Fiasco árabe
El fracaso de la cumbre árabe cancelada in extremis por Túnez vuelve a poner de relieve las divisiones e ineficacia de la Liga Árabe, una organización que en sus casi sesenta años de existencia ha servido poco más que para emitir solemnes declaraciones inmediatamente archivadas. Algo poco sorprendente, dado que sus miembros carecen de cualquier interés por dotarse de transparencia y representatividad.
La cumbre de Túnez, que se supone albergará Egipto en un futuro más o menos próximo, estaba llamada a ser una prueba para la credibilidad de los convocados. No sólo tenía como telón de fondo la explosiva situación iraquí y la escalada de la lucha palestino- israelí, llevada a su epítome por el asesinato del jeque Yassin, sino que afrontaba también la presión de Estados Unidos para que los Gobiernos árabes se comprometieran a una democratización que en realidad ninguno desea. La enrarecida cita había sido precedida por el mal agüero de la no comparecencia saudí.

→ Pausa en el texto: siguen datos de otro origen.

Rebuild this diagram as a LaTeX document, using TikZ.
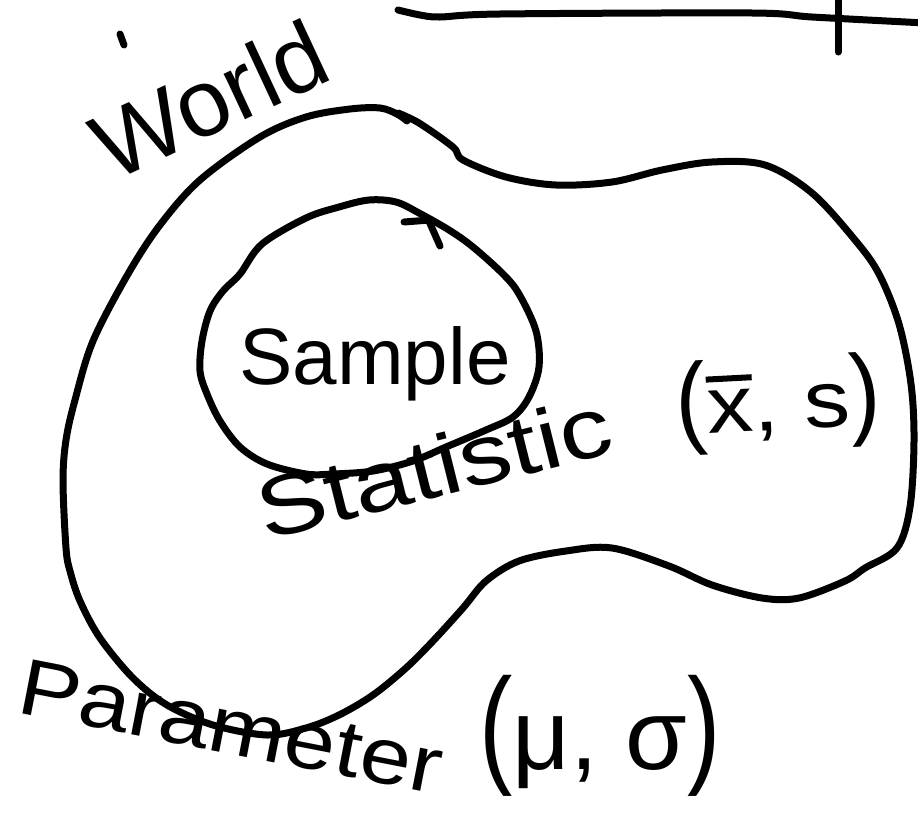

El proyecto para democratizar y reformar económicamente una de las regiones más convulsas del mundo -la Gran Iniciativa para Oriente Próximo que EE UU quiere presentar al G-8 en junio- era el punto crucial de la agenda árabe. Para contrarrestar el tan grandioso como generalista plan de Washington, los ministros de Exteriores presentes en la capital tunecina ya habían perfilado un borrador etéreo, en forma de declaración de principios, susceptible de ser aceptado por los Gobiernos más autocráticos de la Liga. El otro asunto relevante que debía ocupar a los 22 dirigentes era enviar un inequívoco mensaje de respaldo a la Autoridad Palestina y renovar a Israel una propuesta presumiblemente en la línea de la aprobada en Beirut hace dos años: reconocimiento pleno y fronteras abiertas a cambio de retirada de los territorios ocupados.
Lo de menos es achacar el fiasco diplomático al boicoteo saudí, la intransigencia siria o el miedo tunecino a escenificarlo. Lo relevante es que el mundo árabe, sus líderes e instituciones, necesita urgentemente un baño de credibilidad para hacer frente a los acontecimientos de una zona crucial con algo más que la pura retórica. La transferencia de sus males a EE UU en particular y a Occidente en general no puede encubrir la responsabilidad de unos regímenes obsesionados en perpetuarse y totalmente impotentes para modernizar y hacer prosperar a sus sociedades o afrontar desafíos tan cruciales para la convivencia internacional como cercenar el fundamentalismo islámico y sus epígonos terroristas.